Walker stage 3.5: You can see the style developing, right?
  And then it was time for another reinvention. First, as a writer.** Walker hit upon the idea of a psychic tortured by the aftermath of the Apocalypse War. He designed a sinister look to match a classic pun with the Inspectre. Not much comedy in this series, with darkness and tension the order of the day - and actually rather well done. Able plotting and script assists from Jim Campbell (not to be confused with Jim Campbell), who later took over the series as writer with Walker’s blessing…

Walker in atmospheric mode
Words by Walker and Campbell
The Inspectre's signature look
Art by Charlie Gillespie; Words by Walker & Campbell
…who was back to the drawing table with his most radical shift yet. He emerged as a more traditional and hyper-detailed pen and ink artist on out and out comedy series the Balls Brothers. main change to my eyes was just how bright and cheerful it looked, although that may have had as much to do with poor printing processes hiding his paintwork in the early 90s.

Walker stage 4. Very different. Look at all that rubble! And so bright!
Words by John Wagner

Breaking panel to match breaking temper. Simple but effective.
Words by John Wagner

You can still see Walker’s chunky face design at work, but the overall feel is so different! Also it’s incredibly vibrant and just a delight to look at. Apparently, it took him ages to do, and then of course the readers didn’t like the series anyway (frankly it was just a bit too silly).

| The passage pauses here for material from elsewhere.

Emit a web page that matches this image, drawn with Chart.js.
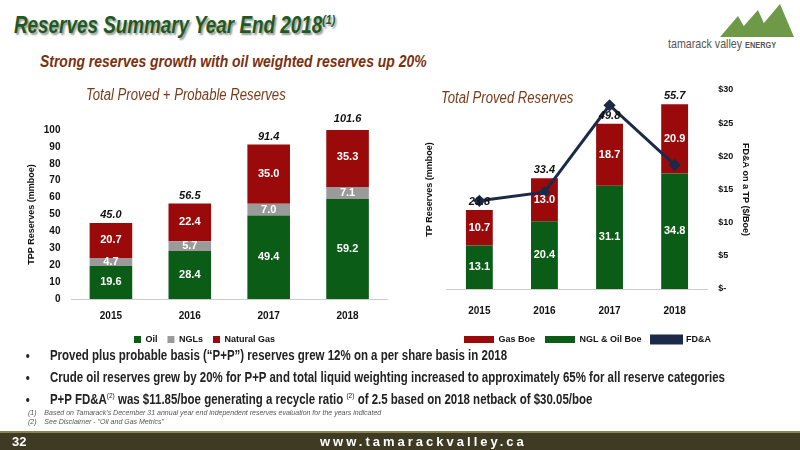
<!DOCTYPE html>
<html><head><meta charset="utf-8">
<script src="https://cdn.jsdelivr.net/npm/chart.js@4"></script>
<style>
body{margin:0;width:800px;height:450px;position:relative;background:#fff;font-family:"Liberation Sans",sans-serif;overflow:hidden}
.abs{position:absolute;white-space:nowrap}
.n{transform:scaleX(0.82);transform-origin:0 0}
#title{left:14px;top:12px;font-size:23px;font-weight:bold;font-style:italic;color:#1e5a1e;text-shadow:2px 2px 2px #999}
#sub{left:40px;top:52px;font-size:17px;font-weight:bold;font-style:italic;color:#7a3010}
.ct{font-size:16px;font-style:italic;color:#7a3a1a}
ul{left:22px;top:347px;margin:0;padding-left:20px;font-size:14px;font-weight:bold;color:#222}
li{margin:0 0 6px 0;padding-left:14px}
sup{font-size:8px;font-weight:normal}
#fn{left:28px;top:408px;font-size:7px;font-style:italic;color:#555;line-height:9px}
#foot{left:0;top:431px;width:800px;height:19px;background:#3e3a24;border-top:2px solid #8a8450;color:#fff;font-size:13px;font-weight:bold}
</style></head><body>
<div class="abs n" id="title">Reserves Summary Year End 2018<sup style="font-size:13px;font-weight:bold">(1)</sup></div>
<div class="abs n" id="sub">Strong reserves growth with oil weighted reserves up 20%</div>
<svg class="abs" style="left:720px;top:4px" width="75" height="34"><polygon points="0,33 18,12 30,33" fill="#6e9a48"/><polygon points="14,33 38,6 50,33" fill="#6e9a48"/><polygon points="32,33 60,0 74,33" fill="#6e9a48"/></svg>
<div class="abs n" style="left:668px;top:36px;font-size:13px;color:#555">tamarack valley <b style="font-size:9px">ENERGY</b></div>
<div class="abs" style="left:22px;top:102px;width:375px;height:252px"><canvas id="a"></canvas></div>
<div class="abs" style="left:420px;top:80px;width:375px;height:274px"><canvas id="b"></canvas></div>
<div class="abs ct n" style="left:86px;top:86px">Total Proved + Probable Reserves</div>
<div class="abs ct n" style="left:441px;top:89px">Total Proved Reserves</div>
<ul class="abs n">
<li>Proved plus probable basis (“P+P”) reserves grew 12% on a per share basis in 2018</li>
<li>Crude oil reserves grew by 20% for P+P and total liquid weighting increased to approximately 65% for all reserve categories</li>
<li>P+P FD&amp;A<sup>(2)</sup> was $11.85/boe generating a recycle ratio <sup>(2)</sup> of 2.5 based on 2018 netback of $30.05/boe</li>
</ul>
<div class="abs" id="fn">(1)&nbsp;&nbsp;&nbsp;&nbsp;Based on Tamarack's December 31 annual year end independent reserves evaluation for the years indicated<br>(2)&nbsp;&nbsp;&nbsp;&nbsp;See Disclaimer - "Oil and Gas Metrics"</div>
<div class="abs" id="foot"><span style="position:absolute;left:12px;top:1px">32</span><span style="position:absolute;left:320px;top:1px;letter-spacing:3px">www.tamarackvalley.ca</span></div>
<script>
const years=['2015','2016','2017','2018'];
const ppOil=[19.6,28.4,49.4,59.2];
const ppNgl=[4.7,5.7,7.0,7.1];
const ppGas=[20.7,22.4,35.0,35.3];
const ppTotal=['45.0','56.5','91.4','101.6'];
const tpLiquid=[13.1,20.4,31.1,34.8];
const tpGas=[10.7,13.0,18.7,20.9];
const tpTotal=['23.8','33.4','49.8','55.7'];
const fda=[13.3,14.6,27.7,18.7];
const fam='"Liberation Sans",sans-serif';
Chart.defaults.font.family=fam;Chart.defaults.font.weight='bold';Chart.defaults.color='#111';
Chart.defaults.animation=false;Chart.defaults.responsive=true;Chart.defaults.maintainAspectRatio=false;
const GREEN='#0a5c16',GREY='#9a9a9a',RED='#9b0a0a';
function labelPlugin(totals,barSets,topIdx){return{id:'lbl',afterDatasetsDraw(c){const x=c.ctx;x.save();x.textAlign='center';x.textBaseline='middle';
barSets.forEach(di=>{const m=c.getDatasetMeta(di);m.data.forEach((el,i)=>{x.fillStyle='#fff';x.font='bold 11px '+fam;x.fillText(c.data.datasets[di].data[i].toFixed(1),el.x,(el.y+el.base)/2);});});
const mt=c.getDatasetMeta(topIdx);mt.data.forEach((el,i)=>{x.fillStyle='#111';x.font='italic bold 11px '+fam;x.fillText(totals[i],el.x,el.y-8);});x.restore();}}}
new Chart(document.getElementById('a'),{type:'bar',data:{labels:years,datasets:[
{label:'Oil',data:ppOil,backgroundColor:GREEN},{label:'NGLs',data:ppNgl,backgroundColor:GREY},{label:'Natural Gas',data:ppGas,backgroundColor:RED}]},
options:{layout:{padding:{top:28,right:10}},datasets:{bar:{categoryPercentage:0.75,barPercentage:0.72}},
plugins:{legend:{position:'bottom',labels:{boxWidth:7,boxHeight:7,font:{size:9}}},tooltip:{enabled:false}},
scales:{x:{stacked:true,grid:{display:false},border:{color:'#ccc'},ticks:{font:{size:10}}},
y:{stacked:true,min:0,max:100,ticks:{stepSize:10,font:{size:10}},grid:{display:false},border:{display:false},title:{display:true,text:'TPP Reserves (mmboe)',font:{size:9}}}}},
plugins:[labelPlugin(ppTotal,[0,1,2],2)]});
new Chart(document.getElementById('b'),{type:'bar',data:{labels:years,datasets:[
{label:'NGL & Oil Boe',data:tpLiquid,backgroundColor:GREEN,order:2},
{label:'Gas Boe',data:tpGas,backgroundColor:RED,order:2},
{label:'FD&A',type:'line',data:fda,yAxisID:'y2',borderColor:'#1a2a48',backgroundColor:'#1a2a48',borderWidth:3,pointStyle:'rectRot',pointRadius:4,order:1}]},
options:{layout:{padding:{top:10,left:0,right:40,bottom:0}},datasets:{bar:{categoryPercentage:0.75,barPercentage:0.55}},
plugins:{legend:{position:'bottom',labels:{boxWidth:30,boxHeight:7,font:{size:9},sort:(a,b)=>[1,0,2].indexOf(a.datasetIndex)-[1,0,2].indexOf(b.datasetIndex)}},tooltip:{enabled:false}},
scales:{x:{stacked:true,grid:{display:false},border:{color:'#ccc'},ticks:{font:{size:10},padding:8}},
y:{stacked:true,min:0,max:60,ticks:{display:false},grid:{display:false},border:{display:false},title:{display:true,text:'TP Reserves (mmboe)',font:{size:9}}},
y2:{position:'right',min:0,max:30,ticks:{stepSize:5,font:{size:9},callback:v=>v===0?'$-':'$'+v},grid:{display:false},border:{display:false},title:{display:true,text:'FD&A on a TP ($/Boe)',font:{size:9}}}}},
plugins:[labelPlugin(tpTotal,[0,1],1)]});
</script></body></html>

He returned to paints for a very short run of creator-owned series Badlands, something of a curio among 2000 AD stories but if you like luscious art and the mixture of western gunslingers trapped in the Lost World, well worth a look. In some ways it’s a little like a series of stunning paintings that happen to fit together as comics panels.

Dinosaurs belong in more comics
Words by John Wagner

 Time for Walker to change up again, using a similar style to Balls Brothers but a very different tone and texture. It’s this style that earned him perhaps the highest praise yet (maybe after his initial work on ABC Warriors), creating a stark and gritty Tor Cyan

Walker stage 6: Like Balls Brothers, but with more black.
Words by John Tomlinson
 …before working on a steady stream of key Judge Dredd micro-epics, from Sin City (aka Satan’s Island) to the much-beloved Mandroid, and the superb prologue to Origins. In fact, for an artist who is, in my head anyway, something of a go-to for important Dredd stories, he actually hasn’t drawn all that many. 

Walker's second Orlok story. Recognisably the same character, but such a different drawing technique.
Words by John Wagner

Walker's most recent 2000AD style. Look at all those panels! Storytelling par excellence.
Words by John Wagner
By the time he’d cemented a solid working partnership with writer John Wagner, he was busy getting steady work over the pond. Our loss, their gain, but at least his art is still on regular public display!

Kevin Walker: yet another definitive Dredd artist

Personal favourites:
Rogue Trooper: Cinnabar
ABC Warriors: Khronikles of Khaos; Roadkill
Anderson, Psi Division: Childhood’s End
The Inspectre: Requiem
Mercy Heights: Book 1
Judge Dredd: Mandroid; The Connection; Mutie Block

What's black, white and red and can't turn round in corridors?
A nun with a javelin through her head.
(OK, so it's not a nun, but the best visualisation I'm likely to encounter of a joke I love)

More on Kevin Walker
A cracking interview on the Thrill Cast, especially informative on his work for the Judge Dredd film (1995 variety)
Abaddon author Jonathan Green has some lovely art and general art conversation with him on his blog.

*Actually, the hero of the story is Ratty’s son, not Ratty himself.

**Chronologists will note that the Inspectre appeared some months before Mercy Heights, but that truth doesn’t fit the narrative I’ve sloppily constructed. And it may be the case that he created Mercy Heights first, it just went to print later?